Leon Valley, Balcones Heights pushing against Texas bill to end red light cameras

By Patty Santos - Reporter

BEXAR COUNTY, Texas - The cities of Leon Valley and Balcones Heights say they are going to fight for the right to govern locally as they face off against state leaders who have introduced bills looking to ban the use of the traffic light cameras.

There are 10 bills filed in the state Legislature. House Bill 1631 is the most recent and has more than 90 co-authors, several of whom are from Bexar County. 

The city of Leon Valley is joining forces with the Texas Traffic Safety Coalition, a conglomerate of municipalities who are against the bills.

Leon Valley City Manager Kelly Kuenstler said the decision to install the 13 red light cameras a year ago was highly supported by the community, and it received an even higher approval rating a year after they were installed.

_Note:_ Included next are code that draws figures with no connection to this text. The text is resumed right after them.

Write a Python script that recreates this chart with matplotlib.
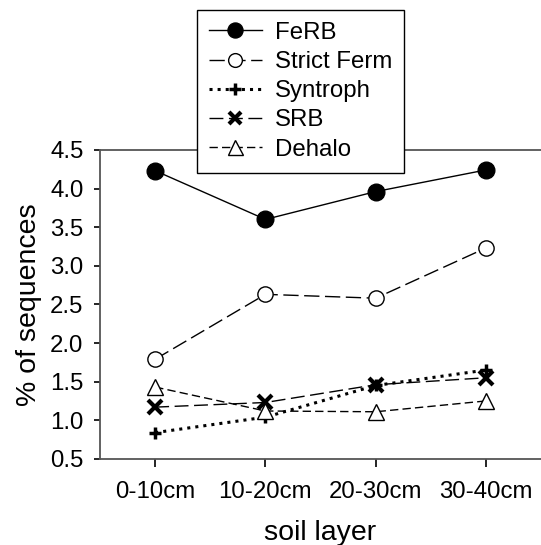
import matplotlib
matplotlib.use("Agg")
import matplotlib.pyplot as plt

plt.rcParams['font.family'] = ['Liberation Sans', 'DejaVu Sans']

# data
layers = ['0-10cm', '10-20cm', '20-30cm', '30-40cm']
ferb = [4.23, 3.60, 3.96, 4.24]
strict_ferm = [1.79, 2.63, 2.58, 3.23]
syntroph = [0.84, 1.04, 1.45, 1.65]
srb = [1.17, 1.23, 1.46, 1.55]
dehalo = [1.43, 1.12, 1.11, 1.25]

yticks = [0.5, 1.0, 1.5, 2.0, 2.5, 3.0, 3.5, 4.0, 4.5]

x = list(range(1, len(layers) + 1))

fig = plt.figure(figsize=(5.41, 5.45), dpi=100)
ax = fig.add_axes([0.185, 0.158, 0.815, 0.567])

# FeRB
ax.plot(x, ferb, '-', color='black', lw=1, marker='o', ms=12,
        mfc='black', mec='black', label='FeRB', zorder=3)
# Strict Ferm
ax.plot(x, strict_ferm, color='black', lw=1, dashes=(11, 4), marker='o', ms=11,
        mfc='white', mec='black', mew=1, label='Strict Ferm', zorder=3)
# Syntroph
ax.plot(x, syntroph, ':', color='black', lw=2.2, marker='+', ms=9,
        mew=2.5, label='Syntroph', zorder=3)
# SRB
ax.plot(x, srb, color='black', lw=1, dashes=(10, 4), marker='x', ms=10,
        mew=3, label='SRB', zorder=3)
# Dehalo
ax.plot(x, dehalo, color='black', lw=1, dashes=(6, 3), marker='^', ms=12,
        mfc='white', mec='black', mew=1, label='Dehalo', zorder=3)

ax.set_xlim(0.5, 4.5)
ax.set_ylim(0.5, 4.5)
ax.set_xticks(x)
ax.set_xticklabels(layers)
ax.set_yticks(yticks)
ax.set_yticklabels(['%.1f' % v for v in yticks])
ax.tick_params(axis='both', labelsize=17.3, colors='black', direction='out',
               width=1.2)
ax.tick_params(axis='x', length=6, pad=10)
ax.tick_params(axis='y', length=4, pad=8)
for t in ax.get_xticklines() + ax.get_yticklines():
    t.set_color('#444444')

ax.spines['right'].set_visible(False)
for s in ['left', 'bottom', 'top']:
    ax.spines[s].set_color('#555555')
    ax.spines[s].set_linewidth(1.3)

ax.set_xlabel('soil layer', fontsize=20.5, labelpad=12)
ax.set_ylabel('% of sequences', fontsize=20.5, labelpad=6)

leg = ax.legend(loc='upper left', bbox_to_anchor=(0.364, 0.982),
                bbox_transform=fig.transFigure, fontsize=17.3, frameon=True,
                fancybox=False, edgecolor='black', framealpha=1,
                borderaxespad=0, handlelength=2.2, handletextpad=0.55,
                labelspacing=0.3, borderpad=0.5, markerscale=0.9)
leg.get_frame().set_linewidth(1)

fig.savefig('out.png', dpi=100)
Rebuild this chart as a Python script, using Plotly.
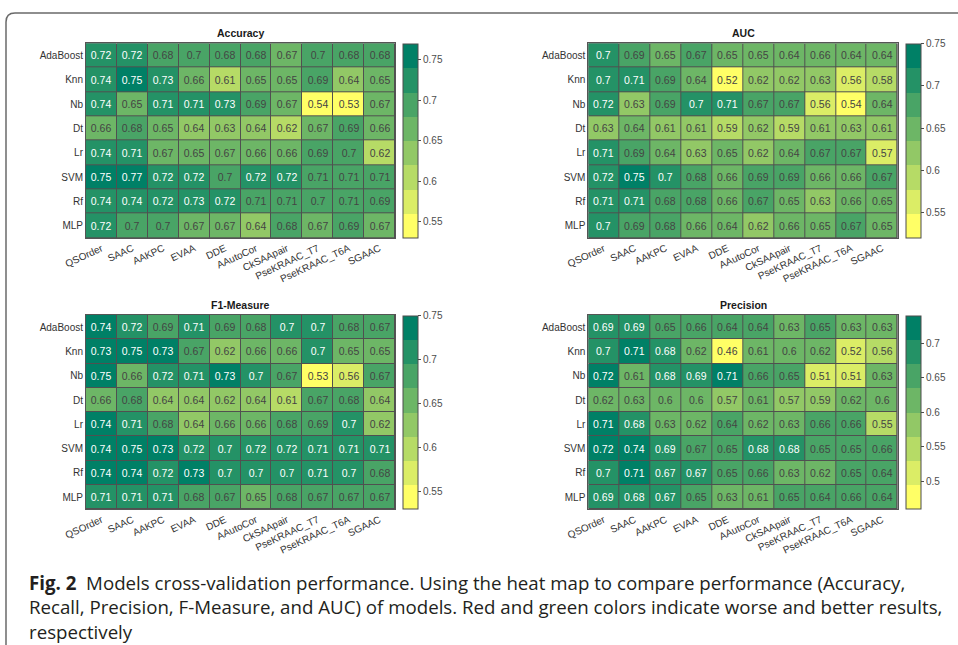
import plotly.graph_objects as go

models = ["AdaBoost", "Knn", "Nb", "Dt", "Lr", "SVM", "Rf", "MLP"]
features = ["QSOrder", "SAAC", "AAKPC", "EVAA", "DDE", "AAutoCor", "CkSAApair",
            "PseKRAAC_T7", "PseKRAAC_T6A", "SGAAC"]

# values (3rd decimal estimated from cell colour where needed)
accuracy = [
    [0.72, 0.72, 0.682, 0.70, 0.682, 0.682, 0.67, 0.70, 0.682, 0.682],
    [0.738, 0.75, 0.73, 0.66, 0.61, 0.652, 0.652, 0.69, 0.64, 0.652],
    [0.738, 0.652, 0.712, 0.712, 0.73, 0.69, 0.67, 0.54, 0.53, 0.67],
    [0.66, 0.682, 0.652, 0.64, 0.63, 0.64, 0.618, 0.67, 0.69, 0.66],
    [0.738, 0.712, 0.67, 0.652, 0.67, 0.66, 0.66, 0.69, 0.70, 0.618],
    [0.75, 0.77, 0.72, 0.72, 0.70, 0.72, 0.72, 0.708, 0.708, 0.708],
    [0.738, 0.738, 0.72, 0.73, 0.72, 0.708, 0.708, 0.70, 0.708, 0.69],
    [0.72, 0.70, 0.70, 0.67, 0.67, 0.64, 0.682, 0.67, 0.69, 0.67],
]
auc = [
    [0.70, 0.69, 0.65, 0.67, 0.65, 0.65, 0.64, 0.66, 0.64, 0.64],
    [0.70, 0.71, 0.69, 0.64, 0.52, 0.62, 0.62, 0.63, 0.56, 0.58],
    [0.72, 0.63, 0.69, 0.70, 0.71, 0.67, 0.67, 0.56, 0.54, 0.64],
    [0.63, 0.64, 0.61, 0.61, 0.59, 0.62, 0.59, 0.61, 0.63, 0.61],
    [0.71, 0.69, 0.64, 0.63, 0.65, 0.62, 0.64, 0.67, 0.67, 0.57],
    [0.72, 0.75, 0.70, 0.68, 0.66, 0.69, 0.69, 0.66, 0.66, 0.67],
    [0.71, 0.71, 0.68, 0.68, 0.66, 0.67, 0.65, 0.63, 0.66, 0.65],
    [0.70, 0.69, 0.68, 0.66, 0.64, 0.62, 0.66, 0.65, 0.67, 0.65],
]
f1_measure = [
    [0.74, 0.72, 0.69, 0.71, 0.69, 0.68, 0.70, 0.70, 0.68, 0.67],
    [0.73, 0.75, 0.73, 0.67, 0.62, 0.66, 0.66, 0.70, 0.65, 0.65],
    [0.75, 0.66, 0.72, 0.71, 0.73, 0.70, 0.67, 0.53, 0.56, 0.67],
    [0.66, 0.68, 0.638, 0.638, 0.62, 0.638, 0.61, 0.67, 0.68, 0.638],
    [0.74, 0.71, 0.68, 0.638, 0.66, 0.66, 0.68, 0.69, 0.70, 0.62],
    [0.74, 0.75, 0.73, 0.72, 0.70, 0.72, 0.72, 0.71, 0.71, 0.71],
    [0.74, 0.74, 0.72, 0.73, 0.70, 0.70, 0.70, 0.71, 0.70, 0.68],
    [0.71, 0.71, 0.71, 0.68, 0.67, 0.65, 0.68, 0.67, 0.67, 0.67],
]
precision = [
    [0.69, 0.69, 0.65, 0.66, 0.64, 0.64, 0.63, 0.65, 0.63, 0.63],
    [0.70, 0.71, 0.68, 0.62, 0.46, 0.61, 0.602, 0.62, 0.52, 0.56],
    [0.72, 0.61, 0.68, 0.69, 0.71, 0.66, 0.65, 0.51, 0.51, 0.63],
    [0.62, 0.63, 0.602, 0.602, 0.57, 0.61, 0.57, 0.59, 0.62, 0.602],
    [0.71, 0.68, 0.63, 0.62, 0.64, 0.62, 0.63, 0.66, 0.66, 0.55],
    [0.72, 0.74, 0.69, 0.668, 0.65, 0.68, 0.68, 0.65, 0.65, 0.66],
    [0.70, 0.71, 0.672, 0.672, 0.65, 0.66, 0.63, 0.62, 0.65, 0.64],
    [0.69, 0.68, 0.672, 0.65, 0.63, 0.61, 0.65, 0.64, 0.66, 0.64],
]

W, H = 958, 645

# flipped MATLAB "summer" map with 8 levels (low = yellow, high = green)
n_levels = 8
levels = []
for k in range(n_levels):
    r = 1 - k / (n_levels - 1)
    levels.append("rgb(%d,%d,%d)" % (round(255 * r), round(255 * (0.5 + r / 2)), 102))
scale = []
for k, c in enumerate(levels):
    scale.append([k / n_levels, c])
    scale.append([(k + 1) / n_levels, c])

panels = [
    ("Accuracy", accuracy, (86, 395), (43.3, 238), 403),
    ("AUC", auc, (588.3, 897.7), (43.3, 238), 906),
    ("F1-Measure", f1_measure, (86, 395), (315, 509.3), 403),
    ("Precision", precision, (588.3, 897.7), (315, 509.3), 906),
]

fig = go.Figure()
annotations = []
layout_axes = {}
font_main = "Liberation Sans, Arial, sans-serif"
for i, (title, z, (x0, x1), (y0, y1), cbx) in enumerate(panels):
    idx = "" if i == 0 else str(i + 1)
    fig.add_trace(go.Heatmap(
        z=z, x=features, y=models,
        xaxis="x" + idx, yaxis="y" + idx,
        colorscale=scale, xgap=1, ygap=1,
        texttemplate="%{z:.2~g}",
        textfont=dict(family=font_main, size=10.5),
        hoverinfo="skip",
        colorbar=dict(
            x=cbx / W, xanchor="left", xpad=0, ypad=0,
            y=1 - (y0 + y1) / 2 / H, yanchor="middle",
            len=(y1 - y0 - 1), lenmode="pixels",
            thickness=15, thicknessmode="pixels",
            outlinewidth=1, outlinecolor="#4d4d4d",
            ticks="outside", ticklen=3, tickcolor="#4d4d4d",
            tick0=0, dtick=0.05,
            tickfont=dict(family=font_main, size=10, color="#4d4d4d"),
        ),
    ))
    layout_axes["xaxis" + idx] = dict(
        domain=[x0 / W, x1 / W], anchor="y" + idx,
        tickangle=-25, tickfont=dict(family=font_main, size=10, color="#333333"),
        showline=True, mirror=True, linecolor="#555555", linewidth=1,
        ticks="", showgrid=False, zeroline=False, fixedrange=True,
    )
    layout_axes["yaxis" + idx] = dict(
        domain=[1 - y1 / H, 1 - y0 / H], anchor="x" + idx,
        autorange="reversed",
        tickfont=dict(family=font_main, size=10, color="#333333"),
        showline=True, mirror=True, linecolor="#555555", linewidth=1,
        ticks="", ticklen=2, showgrid=False, zeroline=False, fixedrange=True,
    )
    annotations.append(dict(
        text="<b>%s</b>" % title, x=(x0 + x1) / 2 / W, y=1 - (y0 - 2) / H,
        xref="paper", yref="paper", xanchor="center", yanchor="bottom",
        showarrow=False, font=dict(family=font_main, size=10.5, color="#1a1a1a"),
    ))

caption = ("<b>Fig. 2</b>  Models cross-validation performance. Using the heat map to compare performance (Accuracy,<br>"
           "Recall, Precision, F-Measure, and AUC) of models. Red and green colors indicate worse and better results,<br>"
           "respectively")
annotations.append(dict(
    text=caption, x=27 / W, y=1 - 568 / H, xref="paper", yref="paper",
    xanchor="left", yanchor="top", align="left", showarrow=False,
    font=dict(family="Open Sans, Liberation Sans, sans-serif", size=18.7, color="#231f20"),
))

# rounded frame around the figure (top-left corner visible)
fx, fy, rad = 6 / W, 1 - 13 / H, 9
path = "M %f,0 L %f,%f Q %f,%f %f,%f L 1.01,%f" % (
    fx, fx, 1 - (13 + rad) / H, fx, fy, (6 + rad) / W, fy, fy)

fig.update_layout(
    width=W, height=H,
    margin=dict(l=0, r=0, t=0, b=0, autoexpand=False),
    paper_bgcolor="white", plot_bgcolor="#505050",
    annotations=annotations,
    shapes=[dict(type="path", path=path, xref="paper", yref="paper",
                 line=dict(color="#6a6a6a", width=1.5))],
    showlegend=False,
    **layout_axes,
)
fig.write_html("out.html", config={"displayModeBar": False},
               post_script="document.body.style.margin='0px';document.body.style.overflow='hidden';")
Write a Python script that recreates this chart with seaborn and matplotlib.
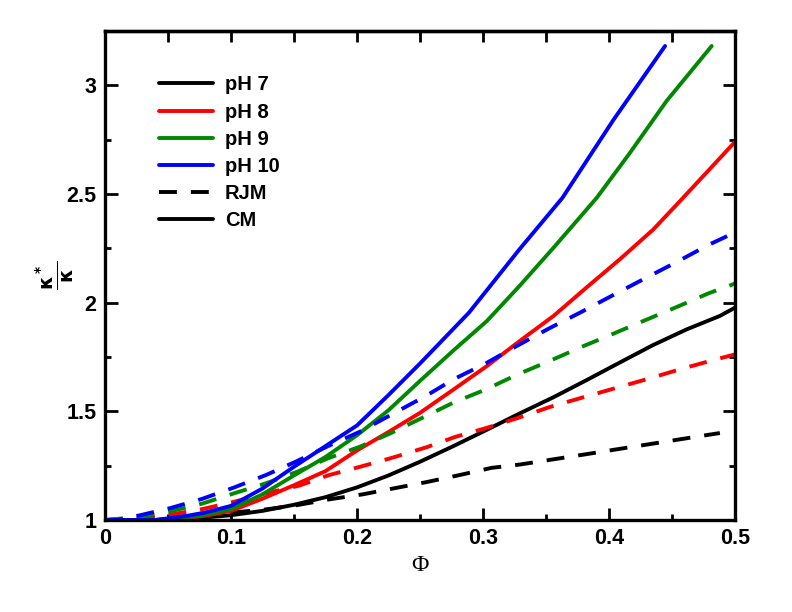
import numpy as np
import pandas as pd
import matplotlib
matplotlib.use("Agg")
import matplotlib.pyplot as plt
import seaborn as sns
from matplotlib.lines import Line2D
from matplotlib.ticker import MultipleLocator

# ---------------- data ----------------
# CM model (solid)
phi_cm_ph7 = [0, 0.05, 0.08, 0.10, 0.125, 0.15, 0.175, 0.20, 0.225, 0.25, 0.2765, 0.303, 0.329, 0.356, 0.382, 0.4087, 0.435, 0.4616, 0.488, 0.5]
k_cm_ph7 = [1.0, 1.0, 1.012, 1.022, 1.042, 1.07, 1.105, 1.15, 1.205, 1.268, 1.34, 1.415, 1.49, 1.565, 1.643, 1.725, 1.805, 1.877, 1.939, 1.977]

phi_cm_ph8 = [0, 0.04, 0.066, 0.08, 0.10, 0.125, 0.15, 0.175, 0.20, 0.225, 0.25, 0.2765, 0.303, 0.329, 0.356, 0.382, 0.4087, 0.435, 0.4563, 0.5]
k_cm_ph8 = [1.0, 1.0, 1.01, 1.02, 1.042, 1.098, 1.16, 1.225, 1.32, 1.405, 1.493, 1.60, 1.708, 1.823, 1.939, 2.069, 2.2, 2.336, 2.467, 2.74]

phi_cm_ph9 = [0, 0.04, 0.066, 0.08, 0.10, 0.125, 0.15, 0.175, 0.20, 0.225, 0.25, 0.2765, 0.303, 0.329, 0.356, 0.3902, 0.4167, 0.4457, 0.4815]
k_cm_ph9 = [1.0, 1.0, 1.012, 1.025, 1.05, 1.118, 1.205, 1.29, 1.39, 1.505, 1.64, 1.78, 1.915, 2.077, 2.253, 2.482, 2.69, 2.928, 3.181]

phi_cm_ph10 = [0, 0.04, 0.066, 0.08, 0.10, 0.125, 0.15, 0.175, 0.20, 0.225, 0.25, 0.289, 0.329, 0.363, 0.4034, 0.4445]
k_cm_ph10 = [1.0, 1.0, 1.02, 1.035, 1.065, 1.145, 1.245, 1.34, 1.435, 1.575, 1.72, 1.955, 2.246, 2.482, 2.84, 3.181]

# RJM model (dashed)
phi_rjm_ph7 = [0, 0.028, 0.052, 0.077, 0.1026, 0.128, 0.153, 0.178, 0.2045, 0.2296, 0.2548, 0.28, 0.3069, 0.329, 0.3545, 0.38, 0.4048, 0.43, 0.455, 0.48, 0.488]
k_rjm_ph7 = [1.0, 1.005, 1.012, 1.022, 1.035, 1.049, 1.069, 1.095, 1.118, 1.146, 1.174, 1.205, 1.24, 1.255, 1.278, 1.301, 1.324, 1.347, 1.37, 1.393, 1.40]

phi_rjm_ph8 = [0, 0.028, 0.052, 0.077, 0.1026, 0.1278, 0.154, 0.178, 0.2032, 0.2283, 0.2553, 0.2778, 0.303, 0.328, 0.353, 0.378, 0.4034, 0.4294, 0.4545, 0.4796, 0.5]
k_rjm_ph8 = [1.0, 1.01, 1.025, 1.05, 1.084, 1.123, 1.158, 1.207, 1.246, 1.287, 1.335, 1.382, 1.424, 1.47, 1.52, 1.562, 1.604, 1.647, 1.69, 1.731, 1.762]

phi_rjm_ph9 = [0, 0.028, 0.052, 0.077, 0.1026, 0.1278, 0.153, 0.177, 0.2026, 0.227, 0.2553, 0.2772, 0.302, 0.3275, 0.3526, 0.378, 0.4034, 0.4286, 0.4537, 0.479, 0.5]
k_rjm_ph9 = [1.0, 1.015, 1.04, 1.075, 1.123, 1.169, 1.223, 1.284, 1.338, 1.40, 1.48, 1.542, 1.60, 1.67, 1.731, 1.796, 1.857, 1.919, 1.98, 2.043, 2.088]

phi_rjm_ph10 = [0, 0.01, 0.028, 0.052, 0.077, 0.1026, 0.1278, 0.1516, 0.177, 0.2026, 0.227, 0.2553, 0.2765, 0.302, 0.3275, 0.3526, 0.378, 0.403, 0.428, 0.4537, 0.479, 0.5]
k_rjm_ph10 = [1.0, 1.0, 1.022, 1.055, 1.097, 1.15, 1.207, 1.269, 1.34, 1.407, 1.484, 1.573, 1.647, 1.72, 1.803, 1.882, 1.957, 2.034, 2.11, 2.187, 2.266, 2.323]

ph_labels = ["pH 7", "pH 8", "pH 9", "pH 10"]
model_labels = ["RJM", "CM"]
x_ticks = [0, 0.1, 0.2, 0.3, 0.4, 0.5]
x_tick_labels = ["0", "0.1", "0.2", "0.3", "0.4", "0.5"]
y_ticks = [1, 1.5, 2, 2.5, 3]
y_tick_labels = ["1", "1.5", "2", "2.5", "3"]

colors = {"pH 7": "#000000", "pH 8": "#ff0000", "pH 9": "#008800", "pH 10": "#0000ff"}

series = [
    ("pH 7", "CM", phi_cm_ph7, k_cm_ph7),
    ("pH 8", "CM", phi_cm_ph8, k_cm_ph8),
    ("pH 9", "CM", phi_cm_ph9, k_cm_ph9),
    ("pH 10", "CM", phi_cm_ph10, k_cm_ph10),
    ("pH 7", "RJM", phi_rjm_ph7, k_rjm_ph7),
    ("pH 8", "RJM", phi_rjm_ph8, k_rjm_ph8),
    ("pH 9", "RJM", phi_rjm_ph9, k_rjm_ph9),
    ("pH 10", "RJM", phi_rjm_ph10, k_rjm_ph10),
]
rows = []
for ph, model, xs, ys in series:
    for xv, yv in zip(xs, ys):
        rows.append({"phi": xv, "kappa": yv, "pH": ph, "model": model, "curve": ph + model})
df = pd.DataFrame(rows)

# ---------------- plotting ----------------
sns.set_style("ticks")
plt.rcParams["font.family"] = ["Liberation Sans", "DejaVu Sans"]
plt.rcParams["font.weight"] = "bold"
for key in ["text.color", "axes.labelcolor", "xtick.color", "ytick.color", "axes.edgecolor"]:
    plt.rcParams[key] = "black"

fig = plt.figure(figsize=(7.92, 6.12), dpi=100)
ax = fig.add_axes([105 / 792, 1 - 520 / 612, 630 / 792, 489 / 612])

LW = 2.8
dash = (4.6, 3.6)
sns.lineplot(data=df, x="phi", y="kappa", hue="pH", style="model",
             units="curve", estimator=None, sort=False,
             palette=colors, hue_order=ph_labels,
             dashes={"CM": "", "RJM": dash}, style_order=model_labels,
             linewidth=LW, legend=False, ax=ax)

ax.set_xlim(0, 0.5)
ax.set_ylim(1, 3.25)
ax.set_xticks(x_ticks)
ax.set_xticklabels(x_tick_labels)
ax.set_yticks(y_ticks)
ax.set_yticklabels(y_tick_labels)
ax.xaxis.set_minor_locator(MultipleLocator(0.05))
ax.yaxis.set_minor_locator(MultipleLocator(0.25))
ax.tick_params(which="both", direction="in", width=2.0, color="black",
               top=False, right=True, bottom=True, left=True)
ax.tick_params(which="major", length=9, labelsize=15.5, pad=6, labelcolor="black")
ax.tick_params(which="minor", length=4.5)
for lab in ax.get_xticklabels() + ax.get_yticklabels():
    lab.set_fontweight("bold")

secx = ax.secondary_xaxis("top")
secx.set_xticks(np.arange(0, 0.5001, 0.05))
secx.tick_params(direction="in", length=8, width=2.0, color="black", labeltop=False)
secx.spines["top"].set_linewidth(2.4)
secx.spines["top"].set_color("black")

for sp in ax.spines.values():
    sp.set_linewidth(2.4)
    sp.set_color("black")
    sp.set_visible(True)

ax.set_xlabel("Φ", fontfamily="Liberation Serif", fontsize=17, fontweight="normal",
              labelpad=4, color="black")
ax.set_ylabel(r"$\frac{\mathrm{\kappa}^*}{\mathrm{\kappa}}$", fontsize=20, labelpad=-7, color="black")

handles = [Line2D([], [], color=colors[p], lw=LW) for p in ph_labels]
handles.append(Line2D([], [], color="black", lw=LW, dashes=dash))
handles.append(Line2D([], [], color="black", lw=LW))
labels = ph_labels + model_labels
leg = ax.legend(handles, labels, loc="upper left", bbox_to_anchor=(0.0865, 0.909),
                frameon=False, borderpad=0, borderaxespad=0, handlelength=2.64,
                handletextpad=0.6, labelspacing=0.40,
                prop={"family": "Liberation Sans", "weight": "bold", "size": 14.5})
for t in leg.get_texts():
    t.set_color("black")

fig.savefig("out.png", dpi=100)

“We would like the elected officials at the state level to listen to the residents of Leon Valley, to hear testimony from some of our citizens that have seen our program work,” she said.

Officials said the number of red light runners in Leon Valley has decreased, and those who get ticketed often learn their lesson.

“What we want to focus on is that red light cameras save lives, they change driver behavior,” Kuenstler said.  

Balcones Heights officials have been going to Austin to defend the program since the cameras were installed in 2007.

Balcones Heights police Chief Darrel Volz said officials will continue to testify of their effectiveness. He recently spoke before the chairman of the transportation committee.

“We do not have the manpower to assign someone to each of the intersections where we currently have traffic safety cameras,” Volz said in a statement. “With the passage of a ban bill, or one which seeks to restrict the use of traffic safety cameras, the City could see a dramatic shift from progress in traffic safety to increasingly unsafe roadways. The abandonment of the traffic safety cameras could lead to the loss of lives.”

Gov. Greg Abbott is pushing to ban the use of the cameras. He said they cause more rear-end traffic accidents due to sudden braking. But Volz said that statement doesn’t add up with his numbers. There were eight crashes related to traffic lights in 2017, and in 2018, he said, there were only three in the city.

State Rep. Diego Bernal, whose district includes a piece of Balcones Heights, said he opposes the use of cameras based on national trends that raise concerns about public safety and transparency. He is one of the co-author of HB 1631.

Leon Valley Mayor Pro Tem Monica Alcocer said the state got nearly a half-million dollars from the city’s red light camera program in the first year. That money was given to hospitals.

Alcocer said state governments need to let local governments decide what’s best. The decision has been supported by her constituents.

“The central government complains about not wanting to have federal intervention, but they in turn don’t allow the local governments to handle what they think is best,” Alcocer said.

Local leaders say they are currently sending letters to lawmakers to make their case.

“Any type of proposed legislation that we have right now is going to eliminate the city's ability to govern their own to make decisions at a local level,” Kuestler said.